TITLE:
Temperature Tolerance Test Exposition with Temperate Sea Anemone Actinia equina, a Climatic and Environmental Changes Simulation
AUTHORS:
Juliana Rodrigues Gadelha, Fátima Jesus, Paula Braga Gomes, Jaime Rendón Von Osten, Fernando Morgado, Amadeu Mortágua Velho da Maia Soares
KEYWORDS:
Temperature Tolerance, Behavior, Early Warning, Climatic Changes
JOURNAL NAME:
Open Access Library Journal,
Vol.4 No.3,
March
29,
2017
ABSTRACT:
Atlantic and Mediterranean
warming-related diseases outbreaks and species shifts recently have been documented.

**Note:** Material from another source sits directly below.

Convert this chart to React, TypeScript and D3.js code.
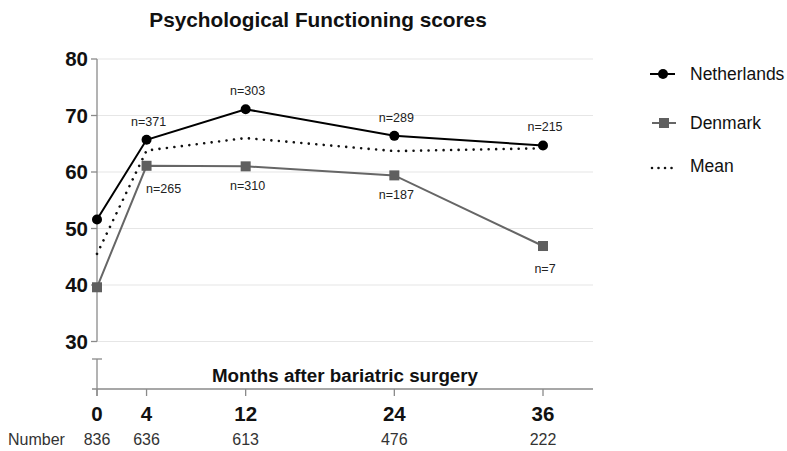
import React from "react";
import * as d3 from "d3";

const months = [0, 4, 12, 24, 36];
const netherlands = [51.6, 65.7, 71.1, 66.4, 64.7];
const denmark = [39.6, 61.1, 61.0, 59.4, 46.9];
const meanScores = [45.5, 63.8, 66.0, 63.7, 64.2];
const nlCounts = ["", "n=371", "n=303", "n=289", "n=215"];
const dkCounts = ["", "n=265", "n=310", "n=187", "n=7"];
const totals = [836, 636, 613, 476, 222];
const yTicks = [30, 40, 50, 60, 70, 80];

const W = 787;
const H = 451;
const FONT = "'Liberation Sans', Arial, Helvetica, sans-serif";

export default function App() {
  const x = d3.scaleLinear().domain([0, 36]).range([97, 543]);
  const y = d3.scaleLinear().domain([30, 80]).range([341.5, 59]);
  const gridRight = 593;
  const xAxisY = 389;

  const line = d3
    .line<number>()
    .x((_, i) => x(months[i]))
    .y((d) => y(d));

  const nlColor = "#000";
  const dkColor = "#666";
  const axisColor = "#8a8a8a";
  const dotDash = "0.01,7.5";

  return (
    <svg
      width={W}
      height={H}
      style={{ position: "absolute", left: 0, top: 0, background: "#fff" }}
      fontFamily={FONT}
    >
      <rect width={W} height={H} fill="#fff" />
      <text x={318} y={27} textAnchor="middle" fontSize={20.8} fontWeight="bold" fill="#111">
        Psychological Functioning scores
      </text>

      {/* grid */}
      {yTicks.map((t) => (
        <line key={t} x1={x(0)} x2={gridRight} y1={y(t)} y2={y(t)} stroke="#e6e6e6" strokeWidth={1.2} />
      ))}

      {/* y axis (upper segment) */}
      <line x1={x(0)} x2={x(0)} y1={y(80)} y2={y(30)} stroke={axisColor} strokeWidth={1.3} />
      {yTicks.map((t) => (
        <g key={"yt" + t}>
          <line x1={x(0) - 6} x2={x(0)} y1={y(t)} y2={y(t)} stroke={axisColor} strokeWidth={1.3} />
          <text x={88} y={y(t)} dy="0.36em" textAnchor="end" fontSize={20.5} fontWeight="bold" fill="#111">
            {t}
          </text>
        </g>
      ))}

      {/* y axis (lower segment after break) */}
      <line x1={x(0) - 5} x2={x(0) + 5} y1={359} y2={359} stroke={axisColor} strokeWidth={1.3} />
      <line x1={x(0)} x2={x(0)} y1={359} y2={xAxisY + 7} stroke={axisColor} strokeWidth={1.3} />

      {/* x axis */}
      <line x1={x(0) - 5} x2={gridRight} y1={xAxisY} y2={xAxisY} stroke={axisColor} strokeWidth={1.3} />
      {months.map((m, i) => (
        <g key={"xt" + m}>
          <line x1={x(m)} x2={x(m)} y1={xAxisY} y2={xAxisY + 7} stroke={axisColor} strokeWidth={1.3} />
          <text x={x(m)} y={420.5} textAnchor="middle" fontSize={20.5} fontWeight="bold" fill="#111">
            {m}
          </text>
          <text x={x(m)} y={445} textAnchor="middle" fontSize={16} fill="#333">
            {totals[i]}
          </text>
        </g>
      ))}
      <text x={8} y={445} fontSize={16} fill="#333">
        Number
      </text>
      <text x={345} y={382} textAnchor="middle" fontSize={18.8} fontWeight="bold" fill="#111">
        Months after bariatric surgery
      </text>

      {/* series */}
      <path d={line(meanScores) || ""} fill="none" stroke="#111" strokeWidth={2.6} strokeDasharray={dotDash} strokeLinecap="round" />
      <path d={line(denmark) || ""} fill="none" stroke={dkColor} strokeWidth={2} />
      <path d={line(netherlands) || ""} fill="none" stroke={nlColor} strokeWidth={2} />

      {denmark.map((v, i) => (
        <rect key={"dk" + i} x={x(months[i]) - 5} y={y(v) - 5} width={10} height={10} fill="#5f5f5f" />
      ))}
      {netherlands.map((v, i) => (
        <circle key={"nl" + i} cx={x(months[i])} cy={y(v)} r={5} fill={nlColor} />
      ))}

      {/* sample sizes */}
      {netherlands.map((v, i) =>
        nlCounts[i] ? (
          <text key={"nll" + i} x={x(months[i]) + 2} y={y(v) - 14} textAnchor="middle" fontSize={12.5} fill="#222">
            {nlCounts[i]}
          </text>
        ) : null
      )}
      {denmark.map((v, i) =>
        dkCounts[i] ? (
          <text
            key={"dkl" + i}
            x={x(months[i]) + (i === 1 ? 17 : 2)}
            y={y(v) + (i === 1 || i === 4 ? 27 : 24)}
            textAnchor="middle"
            fontSize={12.5}
            fill="#222"
          >
            {dkCounts[i]}
          </text>
        ) : null
      )}

      {/* legend */}
      <g>
        <line x1={650} x2={675} y1={74} y2={74} stroke={nlColor} strokeWidth={2} />
        <circle cx={663} cy={74} r={5} fill={nlColor} />
        <text x={690} y={74} dy="0.35em" fontSize={17.5} fill="#111">Netherlands</text>

        <line x1={652} x2={676} y1={123} y2={123} stroke={dkColor} strokeWidth={2} />
        <rect x={659} y={118} width={10} height={10} fill="#5f5f5f" />
        <text x={690} y={123} dy="0.35em" fontSize={17.5} fill="#111">Denmark</text>

        <line x1={652} x2={676} y1={168} y2={168} stroke="#111" strokeWidth={2.6} strokeDasharray="0.01,6.5" strokeLinecap="round" />
        <text x={690} y={166} dy="0.35em" fontSize={17.5} fill="#111">Mean</text>
      </g>
    </svg>
  );
}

Evaluated tools of short-term effects on the health or organisms resistance are
necessary to assess and understand mechanisms affecting marine biodiversity.
Until now, climate warming has been studied at the population or community
level. Here we offer a better understanding of such phenomena at the individual
organism level, using anatomic-morphological approaches to interpret effects of
natural physical stressors, according to behavioral patterns. The goal of this
work was to evaluate the sea anemones behavior with temperature variance. This
study takes a method of behavioral observations (morphological and anatomic
parameters, with physiological implications) to identify changes in behavior,
after exposure to the physical stressors temperature (10℃, 15℃, 20℃, 25℃ and 30℃) on temperate sea anemone Actinia
equina over 96 h of
exposure. Other endpoints as condition index and reproduction also assessed.
Behavioral patterns analysis placed the differentially ecological functions in
a wide range of categories including tentacle flexion, tentacle retraction,
column cavitation, peristome depression and oral disc flexion. These parameters
suggest that the “early stress response” (before result on individual death) to
elevated temperature involves essentially all aspects of same chemical
reactions. In this
case we observed receptors functioning and the frequency of open-close oral sea
anemones, tentacles and columns anatomic alterations to detect earlier the
effects of physical stress induction. The superiority of results tested was
that the key species reacted to different temperature ranges in order to demonstrate that species
from different climatic zones could have the same behavioral pattern but have
intrinsic adaptations on each climatic zone. Also some collections of parameters such as: 1) water nutrients
availability, 2)
reproductions rate (number of polyps), 3) survival (condition index) and 4) temperature variations
were significant on behavioral answers.